From here, scientists experimented with various technologies to define the second, from which was invented the atom clock. Various iterations of this technology through 1993 allowed for an accuracy of 1/6,000,000 seconds per year. This means these clocks would only gain or lose at most 1/6,000,000 of a second after running for one year. These atom clocks from 1993 were steadily improved upon until 2014. The 2014 iteration will only gain or lose at most one second after running for 300,000,000 years. This type of clock is currently responsible for maintaining official times all over the world.
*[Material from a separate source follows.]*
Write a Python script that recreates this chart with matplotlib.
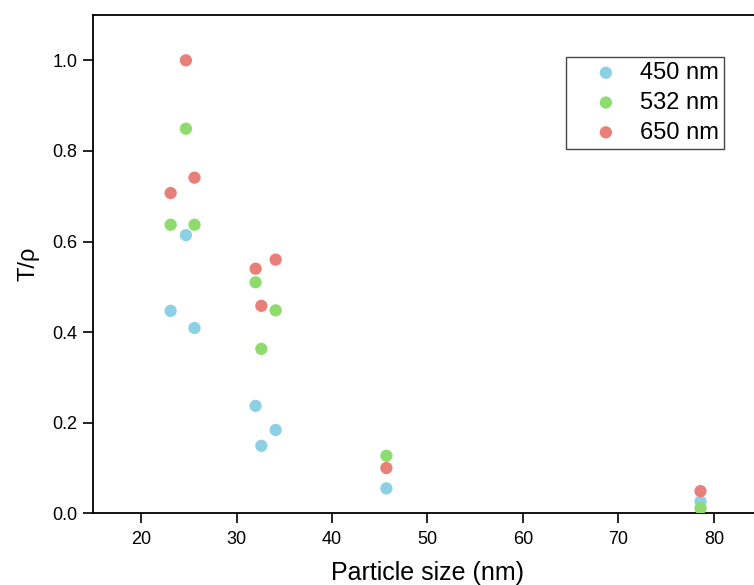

At this point, I am realizing that my explanation of the second is spanning twice the normal blog length. In order to avoid boring anyone to death and in order to cover everything, I will pick up here next week with a closer look at atom clocks and the technical definition of the second.
Until then.
As always, this was an impressive blog post. I say this every week but I truly did not realize how much history and effort when into what we would say is such a simple measurement. It is kind of crazy to even try to realize how easy it would be if we had to come up with measurements with the help of our technology. I definitely forget how creative and intelligent our ancestor were.
Another intriguing post! With modern science, I can see why they need the second to be so precise. I think in the future they may need to make it even more precise. Certain things only exist for fractions of a second and to be able to study them, they need the second to be extremely precise and constant. I look forward to reading more about the second!